Ignoring Hills and Wind
Running pace-even on a hilly course means running effort-uneven: you work too hard on uphills (burning through glycogen faster) and too easy on downhills (leaving time on the table). The same problem occurs with a headwind on an out-and-back course. Use effort as your primary governor on non-flat sections — pace is a secondary indicator. A common field heuristic is to add 8–10 seconds per kilometre for every 1% of gradient on an uphill, and recover 4–6 seconds per kilometre on an equivalent downhill (asymmetric because muscular braking on descents carries a cost).
Changing Strategy Mid-Race Because You Feel Good
Feeling strong at halfway in a marathon is normal — it is exactly how a well-paced race should feel. It does not mean you are running too slowly. Glycogen depletion and muscle fibre fatigue accumulate non-linearly, and the second half of a marathon is always physiologically harder than the first, regardless of pace. Resist the urge to bank extra time in kilometres 20–30. Stick to your split plan and trust that the pace will feel appropriately hard by kilometre 35.

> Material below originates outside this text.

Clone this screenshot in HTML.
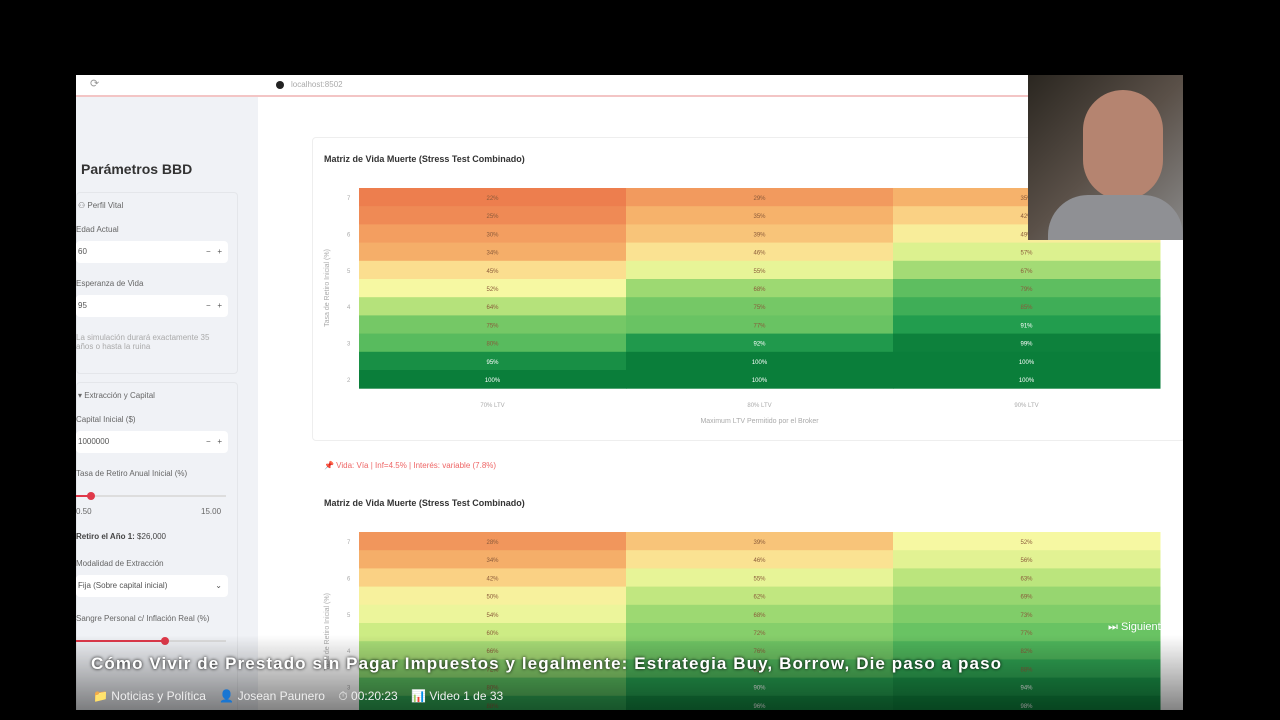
<!DOCTYPE html>
<html><head><meta charset="utf-8">
<style>
body{margin:0;width:1280px;height:720px;background:#000;position:relative;overflow:hidden;font-family:"Liberation Sans",sans-serif}
.abs{position:absolute}
#browser{left:76px;top:75px;width:1107px;height:635px;background:#fff;overflow:hidden}
#bar{left:0;top:0;width:1107px;height:20px;background:#fff;border-bottom:2px solid #f3c5c5}
#side{left:0;top:22px;width:182px;height:613px;background:#f0f2f6}
.lbl{font-size:8px;color:#666}
.inp{background:#fff;border-radius:4px;height:22px;font-size:8px;color:#555;line-height:22px;padding-left:2px}
#overlay{left:0;top:635px;width:1280px;height:85px;background:linear-gradient(rgba(0,0,0,0),rgba(0,0,0,.55))}
</style></head><body>
<div id="browser" class="abs">
 <div id="bar" class="abs">
  <span class="abs" style="left:14px;top:2px;font-size:11px;color:#999">⟳</span>
  <span class="abs" style="left:200px;top:6px;width:8px;height:8px;border-radius:50%;background:#222"></span>
  <span class="abs lbl" style="left:215px;top:5px;color:#aaa">localhost:8502</span>
 </div>
 <div id="side" class="abs">
  <div class="abs" style="left:5px;top:64px;font-size:14px;font-weight:bold;color:#333">Parámetros BBD</div>
  <div class="abs" style="left:0;top:95px;width:160px;height:180px;border:1px solid #e4e6ea;border-radius:4px"></div>
  <div class="abs lbl" style="left:2px;top:104px">⚇ Perfil Vital</div>
  <div class="abs lbl" style="left:0;top:128px">Edad Actual</div>
  <div class="abs inp" style="left:0;top:144px;width:150px">60<span style="float:right;margin-right:6px">−&nbsp;&nbsp;&nbsp;+</span></div>
  <div class="abs lbl" style="left:0;top:182px">Esperanza de Vida</div>
  <div class="abs inp" style="left:0;top:198px;width:150px">95<span style="float:right;margin-right:6px">−&nbsp;&nbsp;&nbsp;+</span></div>
  <div class="abs lbl" style="left:0;top:236px;color:#aaa;width:140px">La simulación durará exactamente 35 años o hasta la ruina</div>
  <div class="abs" style="left:0;top:285px;width:160px;height:330px;border:1px solid #e4e6ea;border-radius:4px"></div>
  <div class="abs lbl" style="left:2px;top:294px">▾ Extracción y Capital</div>
  <div class="abs lbl" style="left:0;top:318px">Capital Inicial ($)</div>
  <div class="abs inp" style="left:0;top:334px;width:150px">1000000<span style="float:right;margin-right:6px">−&nbsp;&nbsp;&nbsp;+</span></div>
  <div class="abs lbl" style="left:0;top:372px">Tasa de Retiro Anual Inicial (%)</div>
  <div class="abs" style="left:0;top:398px;width:150px;height:2px;background:#ddd"></div>
  <div class="abs" style="left:0;top:398px;width:15px;height:2px;background:#e0394a"></div>
  <div class="abs" style="left:11px;top:395px;width:8px;height:8px;border-radius:50%;background:#e0394a"></div>
  <div class="abs lbl" style="left:0;top:410px">0.50</div><div class="abs lbl" style="left:125px;top:410px">15.00</div>
  <div class="abs" style="left:0;top:435px;font-size:8px;color:#444"><b>Retiro el Año 1:</b> $26,000</div>
  <div class="abs lbl" style="left:0;top:462px">Modalidad de Extracción</div>
  <div class="abs inp" style="left:0;top:478px;width:150px">Fija (Sobre capital inicial)<span style="float:right;margin-right:6px">⌄</span></div>
  <div class="abs lbl" style="left:0;top:517px">Sangre Personal c/ Inflación Real (%)</div>
  <div class="abs" style="left:0;top:543px;width:150px;height:2px;background:#ddd"></div>
  <div class="abs" style="left:0;top:543px;width:88px;height:2px;background:#e0394a"></div>
  <div class="abs" style="left:85px;top:540px;width:8px;height:8px;border-radius:50%;background:#e0394a"></div>
 </div>
 <div class="abs" style="left:236px;top:62px;width:871px;height:302px;border:1px solid #eee;border-radius:4px"></div>
 <div class="abs" style="left:248px;top:79px;font-size:9px;font-weight:bold;color:#333">Matriz de Vida Muerte (Stress Test Combinado)</div>
 <div class="abs" style="left:248px;top:386px;font-size:8px;color:#e66">📌 Vida: Vía | Inf=4.5% | Interés: variable (7.8%)</div>
 <div class="abs" style="left:248px;top:423px;font-size:9px;font-weight:bold;color:#333">Matriz de Vida Muerte (Stress Test Combinado)</div>
 <svg class="abs" id="svg" style="left:0;top:0" width="1107" height="635"></svg>
 <div class="abs" style="left:952px;top:0;width:155px;height:165px;background:linear-gradient(135deg,#2a2620,#5a5048 50%,#8a8a8a)">
  <div class="abs" style="left:55px;top:15px;width:80px;height:110px;border-radius:40px;background:#b58470"></div>
  <div class="abs" style="left:20px;top:120px;width:135px;height:45px;border-radius:40px 40px 0 0;background:#8f9094"></div>
 </div>
</div>
<div id="overlay" class="abs"></div>
<div class="abs" style="left:1108px;top:621px;font-size:11px;color:#fff">⏭ Siguiente</div>
<div class="abs" style="left:91px;top:654px;font-size:17px;letter-spacing:1.1px;font-weight:bold;color:#fff;text-shadow:0 0 3px #000;white-space:nowrap">Cómo Vivir de Prestado sin Pagar Impuestos y legalmente: Estrategia Buy, Borrow, Die paso a paso</div>
<div class="abs" style="left:93px;top:689px;font-size:12px;color:#eee">📁 Noticias y Política &nbsp;&nbsp;&nbsp;👤 Josean Paunero &nbsp;&nbsp;&nbsp;⏱ 00:20:23 &nbsp;&nbsp;&nbsp;📊 Video 1 de 33</div>
<script>
const cols=["70% LTV","80% LTV","90% LTV"];
const rowTicks=["7","","6","","5","","4","","3","","2"];
const top1=[22,25,30,34,45,52,64,75,80,95,100];
const top2=[29,35,39,46,55,68,75,77,92,100,100];
const top3=[35,42,49,57,67,79,85,91,99,100,100];
const bot1=[28,34,42,50,54,60,66,72,80,88,95];
const bot2=[39,46,55,62,68,72,76,82,90,96,100];
const bot3=[52,56,63,69,73,77,82,88,94,98,100];
const stops=[[20,[236,118,74]],[35,[246,178,107]],[45,[251,222,143]],[52,[246,248,162]],[60,[205,236,132]],[70,[145,212,110]],[80,[88,187,94]],[90,[37,160,80]],[100,[10,126,58]]];
function col(v){for(let i=1;i<stops.length;i++){if(v<=stops[i][0]){const a=stops[i-1],b=stops[i],t=Math.max(0,(v-a[0])/(b[0]-a[0]));return 'rgb('+a[1].map((c,k)=>Math.round(c+(b[1][k]-c)*t)).join(',')+')';}}return 'rgb(10,126,58)';}
const svg=document.getElementById('svg');const NS='http://www.w3.org/2000/svg';
function el(t,a){const e=document.createElementNS(NS,t);for(const k in a)e.setAttribute(k,a[k]);svg.appendChild(e);return e;}
const x0=283,cw=267,rh=18.2;
function draw(y0,series,axis){
 series.forEach((s,c)=>s.forEach((v,r)=>{
  const rc=el('rect',{x:x0+c*cw,y:y0+r*rh,width:cw+0.5,height:rh+0.5,fill:col(v)});
  
  
  const t=el('text',{x:x0+c*cw+cw/2,y:y0+r*rh+12,'text-anchor':'middle','font-size':6,fill:v>=90?'#fff':'#8a5a3a'});
  t.textContent=v+'%';
 }));
 rowTicks.forEach((l,r)=>{const t=el('text',{x:x0-12,y:y0+r*rh+12,'font-size':6,fill:'#aaa'});t.textContent=l;});
 const yt=el('text',{x:0,y:0,'font-size':7,fill:'#aaa','text-anchor':'middle',transform:'translate('+(x0-30)+','+(y0+100)+') rotate(-90)'});yt.textContent='Tasa de Retiro Inicial (%)';
 if(axis){cols.forEach((c,i)=>{const t=el('text',{x:x0+i*cw+cw/2,y:y0+219,'font-size':6,fill:'#aaa','text-anchor':'middle'});t.textContent=c;});
 const xt=el('text',{x:x0+1.5*cw,y:y0+235,'font-size':7,fill:'#aaa','text-anchor':'middle'});xt.textContent='Maximum LTV Permitido por el Broker';}
}
draw(113,[top1,top2,top3],true);
draw(457,[bot1,bot2,bot3],false);
</script>
</body></html>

Frequently Asked Questions
What is the difference between a split and a lap?
A split is a cumulative or segment time for a defined distance — it tells you how fast you ran a specific kilometre or mile within the race. A lap on a GPS watch is typically a user-defined interval: you can set your watch to auto-lap every 1 km (matching race km markers) or manually press the lap button at specific points such as water stations. The terms are often used interchangeably, but in race analysis, splits usually refer to the official timing mat readings at set checkpoints.
How much faster should my second half be for a negative split?
For most recreational distance runners, a difference of 1–3% between first-half and second-half pace is realistic and beneficial. A 3% negative split on a 1:45:00 half marathon means the first half takes roughly 54:04 and the second half 50:55 — a difference of about 3:09. Going much beyond 5% negative usually indicates the first half was too conservative rather than the second half being impressively fast. Elite marathon runners who run negative splits typically differ by less than 1% between halves.
Can I use this calculator for trail races?
Yes, but with caveats. Trail courses have highly variable terrain, and a flat-road split plan will not account for technical sections, steep climbs, or altitude. Use the calculator to set a time goal baseline, then adjust your per-segment targets based on elevation data from your GPS device or the race website. Many trail runners work from effort zones rather than pace targets on technical terrain.
Does a negative split strategy apply to shorter distances like a 5K?
For a 5K run at near-maximal effort, a slight negative split is still beneficial but the margin is smaller — you simply do not have enough distance to bank significant time. Elite 5K runners often run even to very mildly negative splits. For beginners running a 5K at a comfortable pace, even splits are a practical and effective target. Save the deliberate negative-split strategy primarily for races of 10 km and above, where glycogen management and pacing discipline have a larger impact on finishing time.